EXERCISE ->
Leave out the pictures and copy everything else below exactly.

INFORMATION SHOWN ->
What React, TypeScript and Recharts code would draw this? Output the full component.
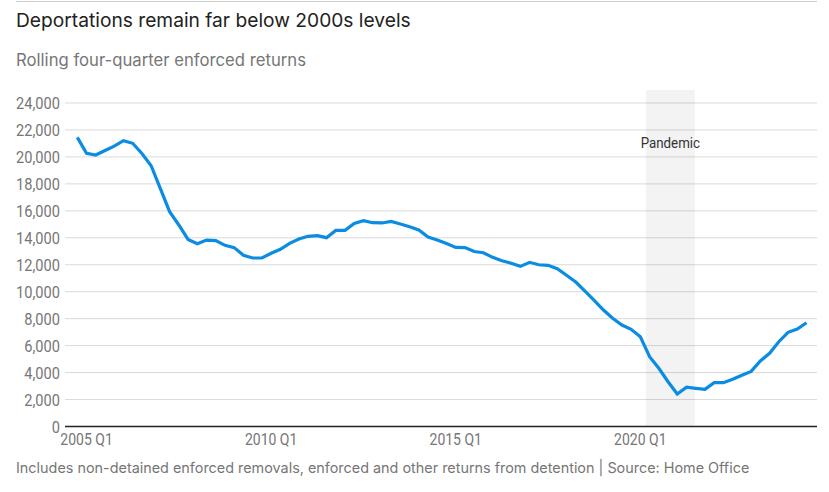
import React from 'react';
import {
  LineChart, Line, XAxis, YAxis, CartesianGrid, ReferenceArea,
} from 'recharts';

// rolling four-quarter totals, year ending 2004 Q4 .. 2024 Q3
const quarters = [
  '2004 Q4',
  '2005 Q1', '2005 Q2', '2005 Q3', '2005 Q4',
  '2006 Q1', '2006 Q2', '2006 Q3', '2006 Q4',
  '2007 Q1', '2007 Q2', '2007 Q3', '2007 Q4',
  '2008 Q1', '2008 Q2', '2008 Q3', '2008 Q4',
  '2009 Q1', '2009 Q2', '2009 Q3', '2009 Q4',
  '2010 Q1', '2010 Q2', '2010 Q3', '2010 Q4',
  '2011 Q1', '2011 Q2', '2011 Q3', '2011 Q4',
  '2012 Q1', '2012 Q2', '2012 Q3', '2012 Q4',
  '2013 Q1', '2013 Q2', '2013 Q3', '2013 Q4',
  '2014 Q1', '2014 Q2', '2014 Q3', '2014 Q4',
  '2015 Q1', '2015 Q2', '2015 Q3', '2015 Q4',
  '2016 Q1', '2016 Q2', '2016 Q3', '2016 Q4',
  '2017 Q1', '2017 Q2', '2017 Q3', '2017 Q4',
  '2018 Q1', '2018 Q2', '2018 Q3', '2018 Q4',
  '2019 Q1', '2019 Q2', '2019 Q3', '2019 Q4',
  '2020 Q1', '2020 Q2', '2020 Q3', '2020 Q4',
  '2021 Q1', '2021 Q2', '2021 Q3', '2021 Q4',
  '2022 Q1', '2022 Q2', '2022 Q3', '2022 Q4',
  '2023 Q1', '2023 Q2', '2023 Q3', '2023 Q4',
  '2024 Q1', '2024 Q2', '2024 Q3',
];

const returns = [
  21450,
  20270, 20140, 20480, 20800,
  21200, 21010, 20250, 19350,
  17650, 15940, 14950, 13880,
  13560, 13830, 13790, 13440,
  13270, 12700, 12500, 12500,
  12850, 13150, 13590, 13910,
  14110, 14160, 14010, 14550,
  14550, 15070, 15270, 15120,
  15100, 15220, 15020, 14820,
  14580, 14060, 13830, 13570,
  13290, 13270, 12980, 12890,
  12550, 12300, 12110, 11880,
  12180, 12000, 11960, 11710,
  11220, 10720, 10050, 9360,
  8640, 8030, 7530, 7210,
  6660, 5180, 4320, 3320,
  2410, 2910, 2830, 2760,
  3250, 3250, 3500, 3800,
  4090, 4860, 5430, 6290,
  6990, 7230, 7700,
];

const xTickLabels = ['2005 Q1', '2010 Q1', '2015 Q1', '2020 Q1'];
const yTicks = [0, 2000, 4000, 6000, 8000, 10000, 12000, 14000, 16000, 18000, 20000, 22000, 24000];

// pandemic shading, in quarter-index units
const pandemicStart = 61.6;
const pandemicEnd = 66.9;
const pandemicLabel = 'Pandemic';

const data = quarters.map((q, i) => ({ t: i, quarter: q, value: returns[i] }));
const xTicks = xTickLabels.map(l => quarters.indexOf(l));

// the original uses a condensed grotesque; squeeze Roboto horizontally
const tickFont = "Roboto, 'Noto Sans', sans-serif";
const squeeze = 0.86;
const textFont = "Inter, 'Noto Sans', sans-serif";

const XTick = (props: any) => {
  const { x, y, payload } = props;
  return (
    <g transform={`translate(${x},${y})`}>
      <text transform={`scale(${squeeze},1)`} textAnchor="middle" dy="0.71em"
        fill="#767676" fontSize={16.3} fontFamily={tickFont}>
        {quarters[payload.value]}
      </text>
    </g>
  );
};

const YTick = (props: any) => {
  const { x, y, payload } = props;
  return (
    <g transform={`translate(${x},${y})`}>
      <text transform={`scale(${squeeze},1)`} textAnchor="end" dy="0.355em"
        fill="#767676" fontSize={17} fontFamily={tickFont}>
        {Number(payload.value).toLocaleString('en-US')}
      </text>
    </g>
  );
};

const PandemicLabel = (props: any) => {
  const vb = props.viewBox || {};
  return (
    <g transform={`translate(${vb.x + vb.width / 2},${vb.y + 58})`}>
      <text transform={`scale(${squeeze},1)`} textAnchor="middle"
        fill="#333" fontSize={15.5} fontFamily={tickFont}>
        {pandemicLabel}
      </text>
    </g>
  );
};

export default function App() {
  return (
    <div style={{ position: 'absolute', left: 0, top: 0, width: 829, height: 492, background: '#fff', overflow: 'hidden' }}>
      <div style={{ position: 'absolute', left: 16, right: 12, top: 1, borderTop: '1px solid #cfcfcf' }} />
      <div style={{ position: 'absolute', left: 16, top: 8, fontFamily: textFont, fontSize: 19.2, color: '#222', whiteSpace: 'nowrap' }}>
        Deportations remain far below 2000s levels
      </div>
      <div style={{ position: 'absolute', left: 16, top: 50, fontFamily: textFont, fontSize: 16.7, color: '#767676', whiteSpace: 'nowrap' }}>
        Rolling four-quarter enforced returns
      </div>

      <div style={{ position: 'absolute', left: 0, top: 0 }}>
        <LineChart width={829} height={492} data={data} margin={{ top: 103, right: 12, bottom: 35.5, left: 0 }}>
          <ReferenceArea
            x1={pandemicStart}
            x2={pandemicEnd}
            y1={0}
            y2={24960}
            ifOverflow="visible"
            fill="#000"
            fillOpacity={0.047}
            stroke="none"
            label={<PandemicLabel />}
          />
          <CartesianGrid vertical={false} stroke="#dadada" strokeWidth={1} />
          <XAxis
            type="number"
            dataKey="t"
            domain={[0, quarters.length - 1]}
            ticks={xTicks}
            padding={{ left: 12.3, right: 10.5 }}
            height={30}
            axisLine={{ stroke: '#222', strokeWidth: 1.5 }}
            tickLine={false}
            tickSize={0}
            tickMargin={7}
            tick={<XTick />}
            interval={0}
          />
          <YAxis
            width={65}
            domain={[0, 24000]}
            ticks={yTicks}
            axisLine={false}
            tickLine={false}
            tickSize={0}
            tickMargin={5}
            tick={<YTick />}
            interval={0}
          />
          <Line
            type="linear"
            dataKey="value"
            stroke="#0a8ce3"
            strokeWidth={3.2}
            dot={false}
            isAnimationActive={false}
          />
        </LineChart>
      </div>

      <div style={{ position: 'absolute', left: 16, top: 459, fontFamily: textFont, fontSize: 14.4, color: '#767676', whiteSpace: 'nowrap' }}>
        Includes non-detained enforced removals, enforced and other returns from detention | Source: Home Office
      </div>
    </div>
  );
}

OUTPUT FOR THIS TASK ->
What React, TypeScript and Recharts code would draw this? Output the full component.
import React from 'react';
import {
  LineChart, Line, XAxis, YAxis, CartesianGrid, ReferenceArea,
} from 'recharts';

// rolling four-quarter totals, year ending 2004 Q4 .. 2024 Q3
const quarters = [
  '2004 Q4',
  '2005 Q1', '2005 Q2', '2005 Q3', '2005 Q4',
  '2006 Q1', '2006 Q2', '2006 Q3', '2006 Q4',
  '2007 Q1', '2007 Q2', '2007 Q3', '2007 Q4',
  '2008 Q1', '2008 Q2', '2008 Q3', '2008 Q4',
  '2009 Q1', '2009 Q2', '2009 Q3', '2009 Q4',
  '2010 Q1', '2010 Q2', '2010 Q3', '2010 Q4',
  '2011 Q1', '2011 Q2', '2011 Q3', '2011 Q4',
  '2012 Q1', '2012 Q2', '2012 Q3', '2012 Q4',
  '2013 Q1', '2013 Q2', '2013 Q3', '2013 Q4',
  '2014 Q1', '2014 Q2', '2014 Q3', '2014 Q4',
  '2015 Q1', '2015 Q2', '2015 Q3', '2015 Q4',
  '2016 Q1', '2016 Q2', '2016 Q3', '2016 Q4',
  '2017 Q1', '2017 Q2', '2017 Q3', '2017 Q4',
  '2018 Q1', '2018 Q2', '2018 Q3', '2018 Q4',
  '2019 Q1', '2019 Q2', '2019 Q3', '2019 Q4',
  '2020 Q1', '2020 Q2', '2020 Q3', '2020 Q4',
  '2021 Q1', '2021 Q2', '2021 Q3', '2021 Q4',
  '2022 Q1', '2022 Q2', '2022 Q3', '2022 Q4',
  '2023 Q1', '2023 Q2', '2023 Q3', '2023 Q4',
  '2024 Q1', '2024 Q2', '2024 Q3',
];

const returns = [
  21450,
  20270, 20140, 20480, 20800,
  21200, 21010, 20250, 19350,
  17650, 15940, 14950, 13880,
  13560, 13830, 13790, 13440,
  13270, 12700, 12500, 12500,
  12850, 13150, 13590, 13910,
  14110, 14160, 14010, 14550,
  14550, 15070, 15270, 15120,
  15100, 15220, 15020, 14820,
  14580, 14060, 13830, 13570,
  13290, 13270, 12980, 12890,
  12550, 12300, 12110, 11880,
  12180, 12000, 11960, 11710,
  11220, 10720, 10050, 9360,
  8640, 8030, 7530, 7210,
  6660, 5180, 4320, 3320,
  2410, 2910, 2830, 2760,
  3250, 3250, 3500, 3800,
  4090, 4860, 5430, 6290,
  6990, 7230, 7700,
];

const xTickLabels = ['2005 Q1', '2010 Q1', '2015 Q1', '2020 Q1'];
const yTicks = [0, 2000, 4000, 6000, 8000, 10000, 12000, 14000, 16000, 18000, 20000, 22000, 24000];

// pandemic shading, in quarter-index units
const pandemicStart = 61.6;
const pandemicEnd = 66.9;
const pandemicLabel = 'Pandemic';

const data = quarters.map((q, i) => ({ t: i, quarter: q, value: returns[i] }));
const xTicks = xTickLabels.map(l => quarters.indexOf(l));

// the original uses a condensed grotesque; squeeze Roboto horizontally
const tickFont = "Roboto, 'Noto Sans', sans-serif";
const squeeze = 0.86;
const textFont = "Inter, 'Noto Sans', sans-serif";

const XTick = (props: any) => {
  const { x, y, payload } = props;
  return (
    <g transform={`translate(${x},${y})`}>
      <text transform={`scale(${squeeze},1)`} textAnchor="middle" dy="0.71em"
        fill="#767676" fontSize={16.3} fontFamily={tickFont}>
        {quarters[payload.value]}
      </text>
    </g>
  );
};

const YTick = (props: any) => {
  const { x, y, payload } = props;
  return (
    <g transform={`translate(${x},${y})`}>
      <text transform={`scale(${squeeze},1)`} textAnchor="end" dy="0.355em"
        fill="#767676" fontSize={17} fontFamily={tickFont}>
        {Number(payload.value).toLocaleString('en-US')}
      </text>
    </g>
  );
};

const PandemicLabel = (props: any) => {
  const vb = props.viewBox || {};
  return (
    <g transform={`translate(${vb.x + vb.width / 2},${vb.y + 58})`}>
      <text transform={`scale(${squeeze},1)`} textAnchor="middle"
        fill="#333" fontSize={15.5} fontFamily={tickFont}>
        {pandemicLabel}
      </text>
    </g>
  );
};

export default function App() {
  return (
    <div style={{ position: 'absolute', left: 0, top: 0, width: 829, height: 492, background: '#fff', overflow: 'hidden' }}>
      <div style={{ position: 'absolute', left: 16, right: 12, top: 1, borderTop: '1px solid #cfcfcf' }} />
      <div style={{ position: 'absolute', left: 16, top: 8, fontFamily: textFont, fontSize: 19.2, color: '#222', whiteSpace: 'nowrap' }}>
        Deportations remain far below 2000s levels
      </div>
      <div style={{ position: 'absolute', left: 16, top: 50, fontFamily: textFont, fontSize: 16.7, color: '#767676', whiteSpace: 'nowrap' }}>
        Rolling four-quarter enforced returns
      </div>

      <div style={{ position: 'absolute', left: 0, top: 0 }}>
        <LineChart width={829} height={492} data={data} margin={{ top: 103, right: 12, bottom: 35.5, left: 0 }}>
          <ReferenceArea
            x1={pandemicStart}
            x2={pandemicEnd}
            y1={0}
            y2={24960}
            ifOverflow="visible"
            fill="#000"
            fillOpacity={0.047}
            stroke="none"
            label={<PandemicLabel />}
          />
          <CartesianGrid vertical={false} stroke="#dadada" strokeWidth={1} />
          <XAxis
            type="number"
            dataKey="t"
            domain={[0, quarters.length - 1]}
            ticks={xTicks}
            padding={{ left: 12.3, right: 10.5 }}
            height={30}
            axisLine={{ stroke: '#222', strokeWidth: 1.5 }}
            tickLine={false}
            tickSize={0}
            tickMargin={7}
            tick={<XTick />}
            interval={0}
          />
          <YAxis
            width={65}
            domain={[0, 24000]}
            ticks={yTicks}
            axisLine={false}
            tickLine={false}
            tickSize={0}
            tickMargin={5}
            tick={<YTick />}
            interval={0}
          />
          <Line
            type="linear"
            dataKey="value"
            stroke="#0a8ce3"
            strokeWidth={3.2}
            dot={false}
            isAnimationActive={false}
          />
        </LineChart>
      </div>

      <div style={{ position: 'absolute', left: 16, top: 459, fontFamily: textFont, fontSize: 14.4, color: '#767676', whiteSpace: 'nowrap' }}>
        Includes non-detained enforced removals, enforced and other returns from detention | Source: Home Office
      </div>
    </div>
  );
}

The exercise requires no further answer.